• **Short exercise**: Restate all of the entries exactly, dropping any pictures they hold.

• **Available data**:
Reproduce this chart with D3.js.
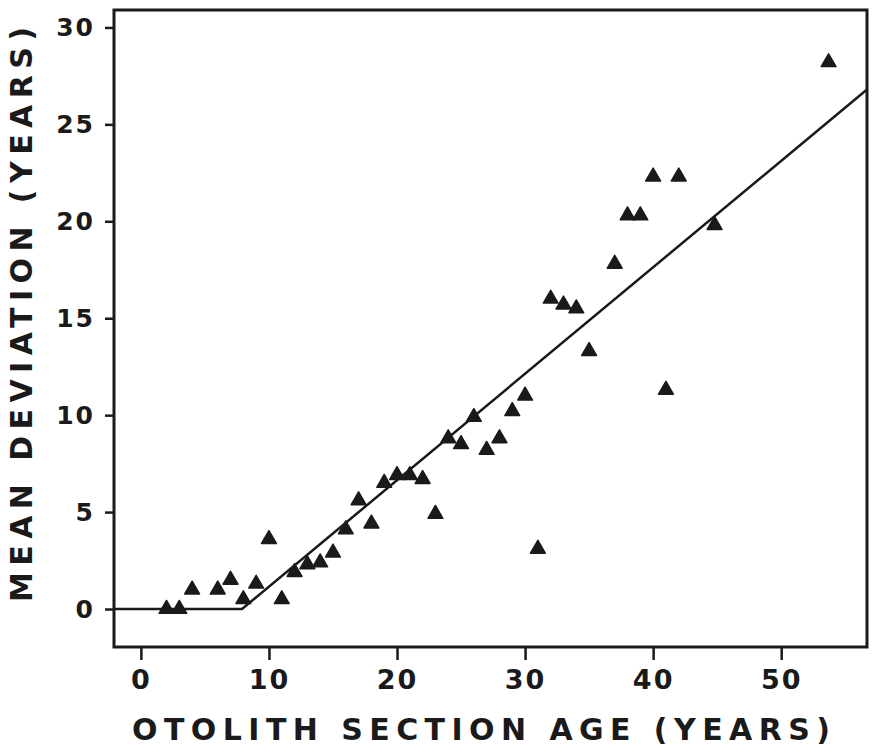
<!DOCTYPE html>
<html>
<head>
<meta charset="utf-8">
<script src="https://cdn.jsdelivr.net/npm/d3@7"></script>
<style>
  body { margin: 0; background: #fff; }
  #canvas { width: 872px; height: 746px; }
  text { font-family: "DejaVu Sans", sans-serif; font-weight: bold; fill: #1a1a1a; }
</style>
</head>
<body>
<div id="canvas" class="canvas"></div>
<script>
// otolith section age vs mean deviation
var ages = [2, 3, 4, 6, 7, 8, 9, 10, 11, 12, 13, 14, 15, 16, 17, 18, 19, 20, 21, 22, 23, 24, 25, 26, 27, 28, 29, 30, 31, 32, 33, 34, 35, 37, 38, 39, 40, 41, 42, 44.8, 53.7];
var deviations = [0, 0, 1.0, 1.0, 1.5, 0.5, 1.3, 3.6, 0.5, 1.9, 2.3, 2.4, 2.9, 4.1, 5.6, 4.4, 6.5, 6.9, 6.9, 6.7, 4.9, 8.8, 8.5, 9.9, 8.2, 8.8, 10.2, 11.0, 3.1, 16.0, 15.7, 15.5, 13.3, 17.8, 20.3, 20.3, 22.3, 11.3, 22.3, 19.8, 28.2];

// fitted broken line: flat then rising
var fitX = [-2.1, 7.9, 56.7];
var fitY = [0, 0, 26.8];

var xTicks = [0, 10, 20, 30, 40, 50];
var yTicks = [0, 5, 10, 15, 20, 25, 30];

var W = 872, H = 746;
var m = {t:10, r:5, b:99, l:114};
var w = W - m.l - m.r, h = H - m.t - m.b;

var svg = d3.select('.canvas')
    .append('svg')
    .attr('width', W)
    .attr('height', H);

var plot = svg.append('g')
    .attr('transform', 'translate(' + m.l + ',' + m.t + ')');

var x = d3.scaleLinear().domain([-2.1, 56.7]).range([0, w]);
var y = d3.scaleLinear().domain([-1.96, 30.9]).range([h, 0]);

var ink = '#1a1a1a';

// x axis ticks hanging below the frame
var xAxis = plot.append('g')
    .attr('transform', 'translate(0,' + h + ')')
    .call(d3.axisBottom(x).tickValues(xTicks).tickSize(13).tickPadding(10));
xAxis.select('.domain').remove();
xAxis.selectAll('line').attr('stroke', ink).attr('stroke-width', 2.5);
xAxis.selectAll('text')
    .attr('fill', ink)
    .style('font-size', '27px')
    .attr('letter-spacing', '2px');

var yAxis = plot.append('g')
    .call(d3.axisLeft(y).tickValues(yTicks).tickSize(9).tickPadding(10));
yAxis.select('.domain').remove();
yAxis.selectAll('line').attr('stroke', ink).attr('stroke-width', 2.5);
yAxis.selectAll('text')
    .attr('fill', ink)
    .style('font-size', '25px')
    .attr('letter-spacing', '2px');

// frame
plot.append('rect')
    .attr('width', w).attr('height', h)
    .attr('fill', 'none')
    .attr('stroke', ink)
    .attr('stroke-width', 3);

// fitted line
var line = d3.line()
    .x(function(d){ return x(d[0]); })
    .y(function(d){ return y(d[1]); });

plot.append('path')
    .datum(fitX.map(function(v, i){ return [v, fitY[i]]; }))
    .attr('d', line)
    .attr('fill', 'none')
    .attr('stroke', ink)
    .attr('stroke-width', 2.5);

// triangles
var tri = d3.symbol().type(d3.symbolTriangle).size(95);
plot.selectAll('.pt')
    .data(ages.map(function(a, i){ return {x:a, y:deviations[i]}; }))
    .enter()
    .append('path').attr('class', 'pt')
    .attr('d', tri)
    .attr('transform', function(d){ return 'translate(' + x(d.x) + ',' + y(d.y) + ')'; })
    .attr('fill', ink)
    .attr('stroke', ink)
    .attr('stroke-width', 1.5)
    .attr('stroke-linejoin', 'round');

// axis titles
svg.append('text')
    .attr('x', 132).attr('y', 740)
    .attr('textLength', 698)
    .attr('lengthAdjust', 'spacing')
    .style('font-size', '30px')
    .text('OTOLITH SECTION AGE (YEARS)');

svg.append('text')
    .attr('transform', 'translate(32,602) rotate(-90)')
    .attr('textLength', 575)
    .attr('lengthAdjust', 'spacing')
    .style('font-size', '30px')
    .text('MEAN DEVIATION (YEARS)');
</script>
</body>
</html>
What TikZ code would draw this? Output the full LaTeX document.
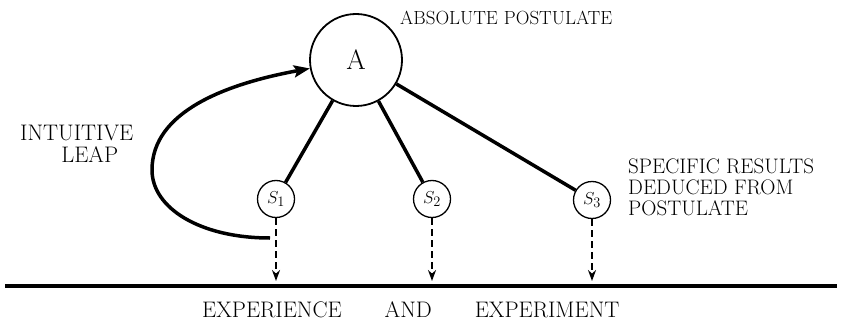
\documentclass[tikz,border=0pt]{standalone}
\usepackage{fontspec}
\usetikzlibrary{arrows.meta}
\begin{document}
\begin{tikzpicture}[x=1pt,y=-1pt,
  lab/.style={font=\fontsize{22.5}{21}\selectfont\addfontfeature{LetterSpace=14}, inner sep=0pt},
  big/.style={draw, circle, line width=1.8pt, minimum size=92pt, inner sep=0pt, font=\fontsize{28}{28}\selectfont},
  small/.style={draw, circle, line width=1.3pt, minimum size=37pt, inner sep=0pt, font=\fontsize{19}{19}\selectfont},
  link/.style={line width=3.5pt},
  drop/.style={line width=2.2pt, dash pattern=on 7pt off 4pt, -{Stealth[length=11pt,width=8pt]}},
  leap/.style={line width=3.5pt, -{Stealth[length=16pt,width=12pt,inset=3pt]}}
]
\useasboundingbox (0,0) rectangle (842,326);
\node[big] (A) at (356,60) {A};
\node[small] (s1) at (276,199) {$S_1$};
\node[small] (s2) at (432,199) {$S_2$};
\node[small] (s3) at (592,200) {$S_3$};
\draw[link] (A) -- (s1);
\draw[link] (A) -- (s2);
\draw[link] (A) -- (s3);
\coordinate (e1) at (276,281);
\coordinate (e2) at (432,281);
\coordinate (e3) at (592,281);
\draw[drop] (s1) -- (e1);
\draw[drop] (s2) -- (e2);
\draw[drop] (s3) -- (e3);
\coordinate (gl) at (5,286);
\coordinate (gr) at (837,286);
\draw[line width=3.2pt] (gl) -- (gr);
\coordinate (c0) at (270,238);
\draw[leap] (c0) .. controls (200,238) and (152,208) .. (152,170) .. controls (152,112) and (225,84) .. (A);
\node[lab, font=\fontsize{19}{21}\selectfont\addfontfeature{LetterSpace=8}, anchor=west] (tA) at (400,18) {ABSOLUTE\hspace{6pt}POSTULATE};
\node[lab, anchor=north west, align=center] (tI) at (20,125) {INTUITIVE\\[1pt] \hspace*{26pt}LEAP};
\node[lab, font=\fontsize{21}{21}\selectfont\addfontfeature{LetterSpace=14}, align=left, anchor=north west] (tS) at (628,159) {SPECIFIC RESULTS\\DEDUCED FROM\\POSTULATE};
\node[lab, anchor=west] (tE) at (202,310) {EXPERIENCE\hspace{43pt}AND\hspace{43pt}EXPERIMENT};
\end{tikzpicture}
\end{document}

• **Full output**:
Reproduce this chart with D3.js.
<!DOCTYPE html>
<html>
<head>
<meta charset="utf-8">
<script src="https://cdn.jsdelivr.net/npm/d3@7"></script>
<style>
  body { margin: 0; background: #fff; }
  #canvas { width: 872px; height: 746px; }
  text { font-family: "DejaVu Sans", sans-serif; font-weight: bold; fill: #1a1a1a; }
</style>
</head>
<body>
<div id="canvas" class="canvas"></div>
<script>
// otolith section age vs mean deviation
var ages = [2, 3, 4, 6, 7, 8, 9, 10, 11, 12, 13, 14, 15, 16, 17, 18, 19, 20, 21, 22, 23, 24, 25, 26, 27, 28, 29, 30, 31, 32, 33, 34, 35, 37, 38, 39, 40, 41, 42, 44.8, 53.7];
var deviations = [0, 0, 1.0, 1.0, 1.5, 0.5, 1.3, 3.6, 0.5, 1.9, 2.3, 2.4, 2.9, 4.1, 5.6, 4.4, 6.5, 6.9, 6.9, 6.7, 4.9, 8.8, 8.5, 9.9, 8.2, 8.8, 10.2, 11.0, 3.1, 16.0, 15.7, 15.5, 13.3, 17.8, 20.3, 20.3, 22.3, 11.3, 22.3, 19.8, 28.2];

// fitted broken line: flat then rising
var fitX = [-2.1, 7.9, 56.7];
var fitY = [0, 0, 26.8];

var xTicks = [0, 10, 20, 30, 40, 50];
var yTicks = [0, 5, 10, 15, 20, 25, 30];

var W = 872, H = 746;
var m = {t:10, r:5, b:99, l:114};
var w = W - m.l - m.r, h = H - m.t - m.b;

var svg = d3.select('.canvas')
    .append('svg')
    .attr('width', W)
    .attr('height', H);

var plot = svg.append('g')
    .attr('transform', 'translate(' + m.l + ',' + m.t + ')');

var x = d3.scaleLinear().domain([-2.1, 56.7]).range([0, w]);
var y = d3.scaleLinear().domain([-1.96, 30.9]).range([h, 0]);

var ink = '#1a1a1a';

// x axis ticks hanging below the frame
var xAxis = plot.append('g')
    .attr('transform', 'translate(0,' + h + ')')
    .call(d3.axisBottom(x).tickValues(xTicks).tickSize(13).tickPadding(10));
xAxis.select('.domain').remove();
xAxis.selectAll('line').attr('stroke', ink).attr('stroke-width', 2.5);
xAxis.selectAll('text')
    .attr('fill', ink)
    .style('font-size', '27px')
    .attr('letter-spacing', '2px');

var yAxis = plot.append('g')
    .call(d3.axisLeft(y).tickValues(yTicks).tickSize(9).tickPadding(10));
yAxis.select('.domain').remove();
yAxis.selectAll('line').attr('stroke', ink).attr('stroke-width', 2.5);
yAxis.selectAll('text')
    .attr('fill', ink)
    .style('font-size', '25px')
    .attr('letter-spacing', '2px');

// frame
plot.append('rect')
    .attr('width', w).attr('height', h)
    .attr('fill', 'none')
    .attr('stroke', ink)
    .attr('stroke-width', 3);

// fitted line
var line = d3.line()
    .x(function(d){ return x(d[0]); })
    .y(function(d){ return y(d[1]); });

plot.append('path')
    .datum(fitX.map(function(v, i){ return [v, fitY[i]]; }))
    .attr('d', line)
    .attr('fill', 'none')
    .attr('stroke', ink)
    .attr('stroke-width', 2.5);

// triangles
var tri = d3.symbol().type(d3.symbolTriangle).size(95);
plot.selectAll('.pt')
    .data(ages.map(function(a, i){ return {x:a, y:deviations[i]}; }))
    .enter()
    .append('path').attr('class', 'pt')
    .attr('d', tri)
    .attr('transform', function(d){ return 'translate(' + x(d.x) + ',' + y(d.y) + ')'; })
    .attr('fill', ink)
    .attr('stroke', ink)
    .attr('stroke-width', 1.5)
    .attr('stroke-linejoin', 'round');

// axis titles
svg.append('text')
    .attr('x', 132).attr('y', 740)
    .attr('textLength', 698)
    .attr('lengthAdjust', 'spacing')
    .style('font-size', '30px')
    .text('OTOLITH SECTION AGE (YEARS)');

svg.append('text')
    .attr('transform', 'translate(32,602) rotate(-90)')
    .attr('textLength', 575)
    .attr('lengthAdjust', 'spacing')
    .style('font-size', '30px')
    .text('MEAN DEVIATION (YEARS)');
</script>
</body>
</html>
What TikZ code would draw this? Output the full LaTeX document.
\documentclass[tikz,border=0pt]{standalone}
\usepackage{fontspec}
\usetikzlibrary{arrows.meta}
\begin{document}
\begin{tikzpicture}[x=1pt,y=-1pt,
  lab/.style={font=\fontsize{22.5}{21}\selectfont\addfontfeature{LetterSpace=14}, inner sep=0pt},
  big/.style={draw, circle, line width=1.8pt, minimum size=92pt, inner sep=0pt, font=\fontsize{28}{28}\selectfont},
  small/.style={draw, circle, line width=1.3pt, minimum size=37pt, inner sep=0pt, font=\fontsize{19}{19}\selectfont},
  link/.style={line width=3.5pt},
  drop/.style={line width=2.2pt, dash pattern=on 7pt off 4pt, -{Stealth[length=11pt,width=8pt]}},
  leap/.style={line width=3.5pt, -{Stealth[length=16pt,width=12pt,inset=3pt]}}
]
\useasboundingbox (0,0) rectangle (842,326);
\node[big] (A) at (356,60) {A};
\node[small] (s1) at (276,199) {$S_1$};
\node[small] (s2) at (432,199) {$S_2$};
\node[small] (s3) at (592,200) {$S_3$};
\draw[link] (A) -- (s1);
\draw[link] (A) -- (s2);
\draw[link] (A) -- (s3);
\coordinate (e1) at (276,281);
\coordinate (e2) at (432,281);
\coordinate (e3) at (592,281);
\draw[drop] (s1) -- (e1);
\draw[drop] (s2) -- (e2);
\draw[drop] (s3) -- (e3);
\coordinate (gl) at (5,286);
\coordinate (gr) at (837,286);
\draw[line width=3.2pt] (gl) -- (gr);
\coordinate (c0) at (270,238);
\draw[leap] (c0) .. controls (200,238) and (152,208) .. (152,170) .. controls (152,112) and (225,84) .. (A);
\node[lab, font=\fontsize{19}{21}\selectfont\addfontfeature{LetterSpace=8}, anchor=west] (tA) at (400,18) {ABSOLUTE\hspace{6pt}POSTULATE};
\node[lab, anchor=north west, align=center] (tI) at (20,125) {INTUITIVE\\[1pt] \hspace*{26pt}LEAP};
\node[lab, font=\fontsize{21}{21}\selectfont\addfontfeature{LetterSpace=14}, align=left, anchor=north west] (tS) at (628,159) {SPECIFIC RESULTS\\DEDUCED FROM\\POSTULATE};
\node[lab, anchor=west] (tE) at (202,310) {EXPERIENCE\hspace{43pt}AND\hspace{43pt}EXPERIMENT};
\end{tikzpicture}
\end{document}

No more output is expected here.